Kubala also said the minimum wage has not been rising in tandem with the cost of living.

“People use the argument that corporations cannot sustain a $15 minimum wage, however the gap between the profits of CEOs and the profits of workers has widened exponentially in the past 30 or 40 years,” she said. “It seems to me that they can sustain it…but [$10.10] is still not a livable wage in Atlanta.”

Georgia State Senator Donzella James sponsored Senate Bill 15 (SB 15), which would raise the minimum wage to $10.10 per hour. She said she supports Fight for $15, but thinks her bill will make a more agreeable compromise with federal government.

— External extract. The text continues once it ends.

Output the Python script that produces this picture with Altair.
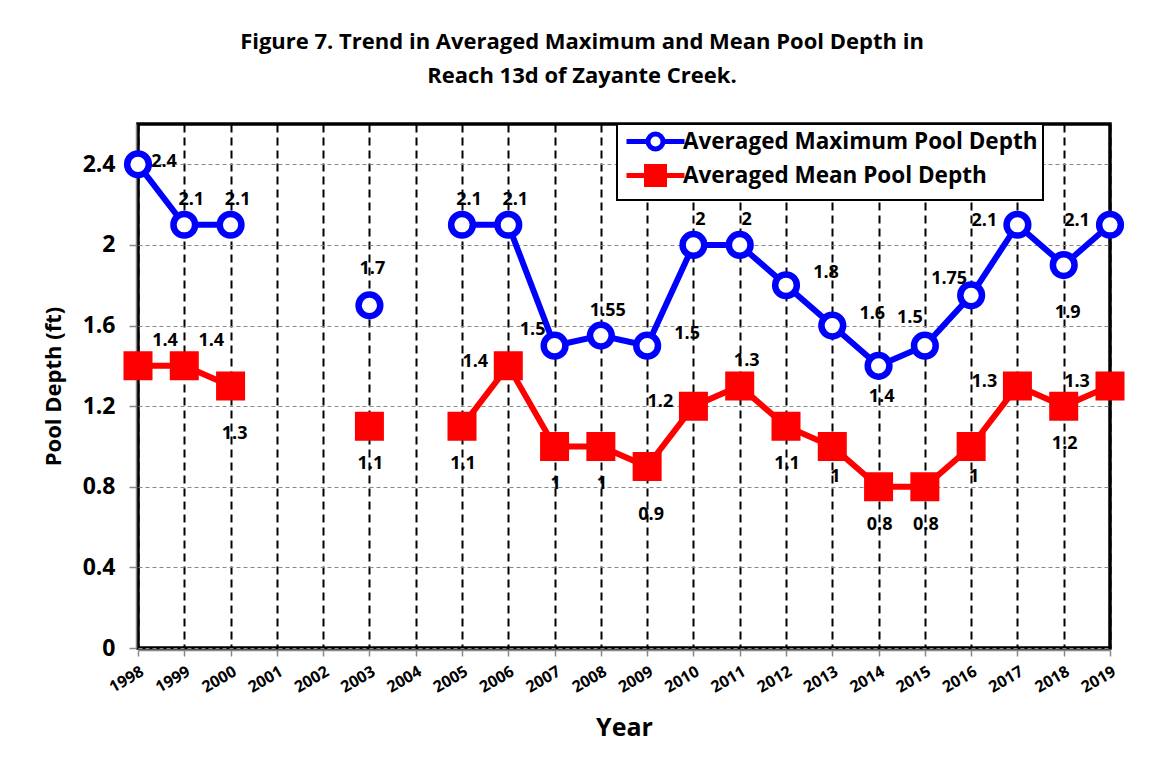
import altair as alt
import pandas as pd

# ---------------- data ----------------
years = [str(y) for y in range(1998, 2020)]
max_depth = [2.4, 2.1, 2.1, None, None, 1.7, None, 2.1, 2.1, 1.5, 1.55,
             1.5, 2.0, 2.0, 1.8, 1.6, 1.4, 1.5, 1.75, 2.1, 1.9, 2.1]
mean_depth = [1.4, 1.4, 1.3, None, None, 1.1, None, 1.1, 1.4, 1.0, 1.0,
              0.9, 1.2, 1.3, 1.1, 1.0, 0.8, 0.8, 1.0, 1.3, 1.2, 1.3]
y_ticks = [0, 0.4, 0.8, 1.2, 1.6, 2.0, 2.4]

MAXN = "Averaged Maximum Pool Depth"
MEANN = "Averaged Mean Pool Depth"
series_names = [MAXN, MEANN]

# ---------------- label placement (style, not data) ----------------
max_label_pos = ["r", "a", "a", "", "", "ah", "", "a", "a", "lu", "a",
                 "ru", "a", "a", "ru", "ru", "bs", "al", "lu", "l", "bf", "l"]
mean_label_pos = ["ar", "ar", "bf", "", "", "b", "", "b", "l", "b", "b",
                  "bf", "l", "a", "b", "bs", "b", "b", "bs", "l", "b", "l"]
label_offsets = {
    "a": (7, -25), "ah": (3, -36), "ar": (27, -25), "al": (-15, -28),
    "r": (26, -2), "ru": (40, -12), "lu": (-22, -16), "l": (-33, -4),
    "b": (1, 38), "bs": (3, 31), "bf": (4, 48),
}

BLUE = "#0000FF"
RED = "#FF0000"
FONT = "Open Sans"

df = pd.DataFrame({
    "year": years + years,
    "series": [MAXN] * len(years) + [MEANN] * len(years),
    "value": max_depth + mean_depth,
    "pos": max_label_pos + mean_label_pos,
})

x_enc = alt.X(
    "year:O",
    scale=alt.Scale(type="point", padding=0, domain=years),
    title="Year",
    axis=alt.Axis(
        labelAngle=-30, labelAlign="right", labelBaseline="top",
        labelFont=FONT, labelFontSize=16, labelFontWeight="bold", labelColor="black",
        labelPadding=7, tickColor="#888888", tickSize=6, tickWidth=1.5,
        domain=True, domainColor="#888888", domainWidth=1.5, offset=2,
        grid=True, gridColor="black", gridDash=[8, 5], gridWidth=2,
        titleFont=FONT, titleFontSize=25, titleFontWeight="bold", titleColor="black",
        titlePadding=20,
    ),
)
y_enc = alt.Y(
    "value:Q",
    scale=alt.Scale(domain=[0, 2.6], nice=False, zero=True),
    title="Pool Depth (ft)",
    axis=alt.Axis(
        values=y_ticks, format=".1~f",
        labelFont=FONT, labelFontSize=23, labelFontWeight="bold", labelColor="black",
        labelPadding=14, tickColor="#888888", tickSize=7, tickWidth=1.5,
        domain=True, domainColor="#888888", domainWidth=1.5, offset=2,
        grid=True, gridColor="#888888", gridDash=[4, 3], gridWidth=1,
        titleFont=FONT, titleFontSize=22, titleFontWeight="bold", titleColor="black",
        titlePadding=17,
    ),
)

base = alt.Chart(df).encode(x=x_enc, y=y_enc)

max_line = base.transform_filter(alt.datum.series == MAXN).mark_line(
    color=BLUE, strokeWidth=6, invalid="break-paths-show-domains")
mean_line = base.transform_filter(alt.datum.series == MEANN).mark_line(
    color=RED, strokeWidth=6, invalid="break-paths-show-domains")

max_pts = base.transform_filter(alt.datum.series == MAXN).transform_filter(
    "isValid(datum.value)").mark_point(
    shape="circle", filled=True, fill="white", stroke=BLUE, strokeWidth=6.5,
    size=470, opacity=1)
mean_pts = base.transform_filter(alt.datum.series == MEANN).transform_filter(
    "isValid(datum.value)").mark_point(
    shape="square", filled=True, fill=RED, stroke=RED, strokeWidth=3,
    size=676, opacity=1)

label_layers = []
for code, (ddx, ddy) in label_offsets.items():
    label_layers.append(
        base.transform_filter(alt.datum.pos == code).mark_text(
            dx=ddx, dy=ddy, align="center", baseline="middle",
            font=FONT, fontSize=18, fontWeight="bold", color="black",
        ).encode(text=alt.Text("value:Q", format=".2~f"))
    )

# legend: symbols are a line with the series marker, as in the reference
circ_path = ("M-2.9,0H-0.75M0.75,0H2.9"
             "M0.75,0A0.75,0.75 0 1,1 -0.75,0A0.75,0.75 0 1,1 0.75,0Z")
sq_path = "M-2.9,0H-0.9M0.9,0H2.9M-0.9,-0.9H0.9V0.9H-0.9Z"

leg = alt.Legend(
    title=None, orient="none", legendX=479, legendY=0, direction="vertical",
    fillColor="white", strokeColor="black", padding=5,
    labelFont=FONT, labelFontSize=22.5, labelFontWeight="bold", labelColor="black",
    labelLimit=600, symbolSize=400, symbolStrokeWidth=5,
    symbolOffset=21, labelOffset=15, rowPadding=-3,
)
legend_layer = alt.Chart(df).transform_filter("datum.value > 99").mark_point(
    filled=True, strokeWidth=5, size=400, opacity=1).encode(
    shape=alt.Shape("series:N", scale=alt.Scale(domain=series_names,
                                                range=[circ_path, sq_path]), legend=leg),
    fill=alt.Fill("series:N", scale=alt.Scale(domain=series_names,
                                              range=["white", RED]), legend=leg),
    stroke=alt.Stroke("series:N", scale=alt.Scale(domain=series_names,
                                                  range=[BLUE, RED]), legend=leg),
)

chart = alt.layer(
    max_line, mean_line, max_pts, mean_pts, *label_layers, legend_layer
).properties(
    width=972, height=524,
    padding={"left": 130, "top": 116, "right": 30, "bottom": 100},
    autosize=alt.AutoSizeParams(type="none"),
    title=alt.TitleParams(
        text=["Figure 7. Trend in Averaged Maximum and Mean Pool Depth in",
              "Reach 13d of Zayante Creek."],
        font=FONT, fontSize=22, fontWeight="bold", color="black",
        anchor="middle", dx=-42, offset=35, lineHeight=34,
    ),
).configure(font=FONT).configure_view(
    fill="#ECE9DF", stroke="black", strokeWidth=3.5
).configure_legend(strokeWidth=2)

chart.save("out.html", embed_options={"renderer": "svg", "actions": False})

“$15 is a very good amount that the minimum should be raised to from the shamefully low $5[.25 for tipped workers],” James said. “I put a bill in to raise it to $10.10 because that’s what the federal government is pushing to change it to.”

Georgia State student Zakia Prinsloo said she was raised by her mother into poverty where she learned how the American dream is not so immediately accessible.

“By luck, [my mother] was able to get a federal grant to go to school, but… a lot of people from a background where they have to work minimum wage jobs don’t have that opportunity to better themselves,” she said.

However, Prinsloo said she believes community outcry is necessary to attract the attention of legislators and lobbyists and that the rally is a step in the right direction.

“Visibility is the driving force to get things done,” she said. “If you can’t see it, it doesn’t exist, especially in the big eyes of our government.”

James said she intends to investigate the various effects of minimum wage alterations so she will be prepared to address the Senate Insurance and Labor committees with SB 15.

“I’ve done a lot of research with other states [and determined] this will affect everyone, rich and poor,” she said. “We need to pay fair wages in the state of Georgia. I will [make] a study committee and I would be happy to include students to assess how the minimum wage affects everyone.”